How the AP Chemisty Exam is Scored

How the AP Chemisty Exam is Scored

The AP Chemistry exam's scoring can initially seem complex, but understanding the breakdown can provide clarity and even offer strategic insights for test-takers. Here's how the point system works:

  • Multiple Choice Section:
      • Weightage: This section typically constitutes about 50% of your total score.
      • Questions: It usually consists of around 60 questions.
      • Scoring: Each question is worth one point, and there's no penalty for incorrect answers.

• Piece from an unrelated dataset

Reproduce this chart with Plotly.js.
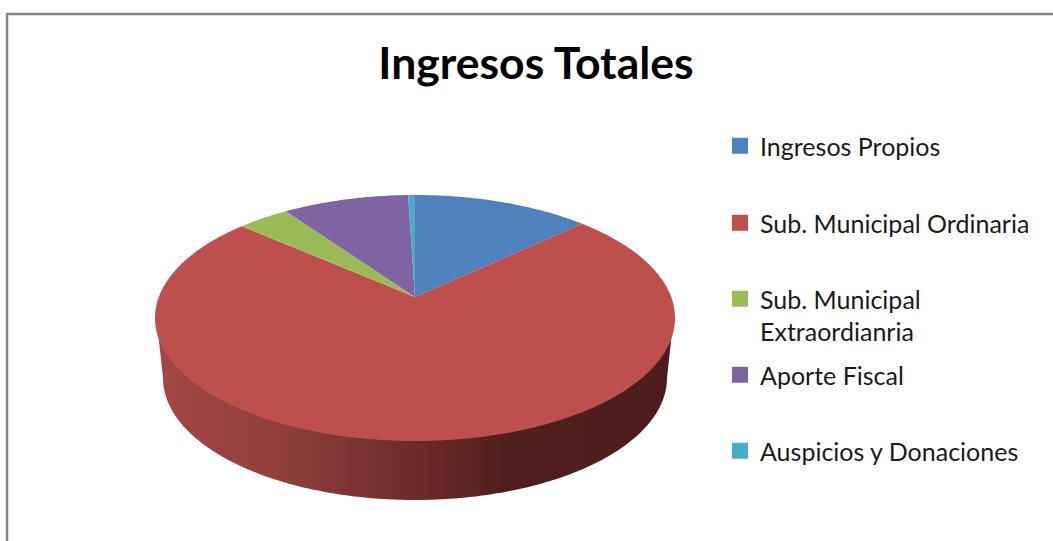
<!DOCTYPE html>
<html>
<head>
<meta charset="utf-8">
<script src="https://cdn.plot.ly/plotly-3.0.1.min.js"></script>
<style>html,body{margin:0;padding:0;background:#fff;overflow:hidden}</style>
</head>
<body>
<div id="chart" style="width:1053px;height:541px"></div>
<script>
const categories = ["Ingresos Propios", "Sub. Municipal Ordinaria", "Sub. Municipal<br>Extraordianria", "Aporte Fiscal", "Auspicios y Donaciones"];
const shares = [13.0, 73.45, 3.8, 9.25, 0.5];
const colors = ["#4f81bd", "#bd4f4c", "#9bbb59", "#8064a2", "#4bacc6"];
const legendCenterY = [147, 224, 300, 376, 452];

// Tilted pie: the unit circle is projected so that the centre sits above the rim's middle.
const W = 1053, H = 541, CX = 415, APEX_Y = 297, TILT = 0.1707, KX = 256.2, KY = 119.4;
function rim(deg) {
  const a = deg * Math.PI / 180, u = Math.sin(a), v = Math.cos(a), w = 1 / (1 + TILT * v);
  return [CX + KX * u * w, APEX_Y - KY * v * w];
}
const total = shares.reduce((s, v) => s + v, 0);
const traces = [];

// Side wall of the disc (only the big slice is seen from the front); its upper edge tucks under the top face
const wx = [], wy = [];
for (let t = 180; t <= 360; t += 1) {
  const a = t * Math.PI / 180;
  wx.push(415 + 258.5 * Math.cos(a)); wy.push(318 - 121 * Math.sin(a));
}
for (let t = 360; t >= 180; t -= 1) {
  const a = t * Math.PI / 180;
  wx.push(415 + 252 * Math.cos(a)); wy.push(378 - 122 * Math.sin(a));
}
traces.push({
  x: wx, y: wy, mode: "none", fill: "toself", showlegend: false, hoverinfo: "skip",
  fillcolor: "#4b1e1c",
  fillgradient: {
    type: "horizontal",
    colorscale: [[0, "#a34744"], [0.25, "#8f3e3a"], [0.5, "#6c2b29"], [0.68, "#4f1f1d"], [1, "#4b1e1c"]]
  }
});

// Top face slices
let start = 0;
shares.forEach((v, i) => {
  const end = start + v / total * 360;
  const xs = [CX], ys = [APEX_Y];
  for (let d = start; d < end; d += 0.5) { const p = rim(d); xs.push(p[0]); ys.push(p[1]); }
  const last = rim(end); xs.push(last[0], CX); ys.push(last[1], APEX_Y);
  traces.push({
    x: xs, y: ys, mode: "none", fill: "toself", fillcolor: colors[i], showlegend: false,
    name: categories[i].replace("<br>", " "), hoveron: "fills"
  });
  start = end;
});

// Legend entries, each in its own legend to keep the reference's uneven spacing
const legendLayout = {};
categories.forEach((name, i) => {
  const id = i === 0 ? "legend" : "legend" + (i + 1);
  traces.push({
    x: [null], y: [null], mode: "markers", name: name, legend: id,
    marker: { symbol: "square", size: 16, color: colors[i] }, showlegend: true, hoverinfo: "skip"
  });
  legendLayout[id] = {
    x: 720 / W, xanchor: "left", y: 1 - (legendCenterY[i] - 24) / H, yanchor: "top",
    bgcolor: "rgba(0,0,0,0)", borderwidth: 0, valign: "top",
    font: { family: "Lato, sans-serif", size: 25, color: "#1a1a1a" }
  };
});

const layout = Object.assign({
  width: W, height: H, margin: { l: 0, r: 0, t: 0, b: 0 },
  paper_bgcolor: "#fff", plot_bgcolor: "#fff",
  title: {
    text: "<b>Ingresos Totales</b>", x: 536 / W, xanchor: "center", y: 1 - 63 / H, yanchor: "middle",
    font: { family: "Lato, sans-serif", size: 44.5, color: "#000" }
  },
  xaxis: { range: [0, W], visible: false, fixedrange: true },
  yaxis: { range: [H, 0], visible: false, fixedrange: true },
  shapes: [
    { type: "line", xref: "paper", yref: "paper", x0: 7 / W, x1: 7 / W, y0: 0, y1: 1 - 14 / H, line: { color: "#868686", width: 2.5 } },
    { type: "line", xref: "paper", yref: "paper", x0: 6 / W, x1: 1, y0: 1 - 14 / H, y1: 1 - 14 / H, line: { color: "#868686", width: 2.5 } }
  ]
}, legendLayout);

Plotly.newPlot("chart", traces, layout, { displayModeBar: false, responsive: false });
</script>
</body>
</html>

Thus, it's to your advantage to answer every question, even if you're unsure.
  • Free Response Section:
      • Weightage: This section also makes up approximately 50% of your total score.
      • Components: It's generally divided into three long essay questions and four short-answer questions.
      • Scoring Breakdown: Each long essay question can usually earn a student up to 10 points, while short answers typically have a maximum of 4 points each. The exact point allocation can vary based on the complexity and components of each question.
      • Details: Points are awarded for specific parts of each answer. For instance, in a calculation question, points might be distributed for correct setup, the calculation itself, and the correct answer. In theory-based questions, points might be given for each correct concept or explanation provided.
  • Composite Score to AP Score Conversion:
      • After your points from both sections are tallied, they're converted into a composite score. This score is then translated into the AP's 5-point scale:
        • 5: Extremely well qualified
        • 4: Well qualified
        • 3: Qualified
        • 2: Possibly qualified
        • 1: No recommendation

    Ultimately, a holistic understanding of the AP Chemistry exam's structure and scoring system, combined with thorough preparation, sets the stage for achieving a top score.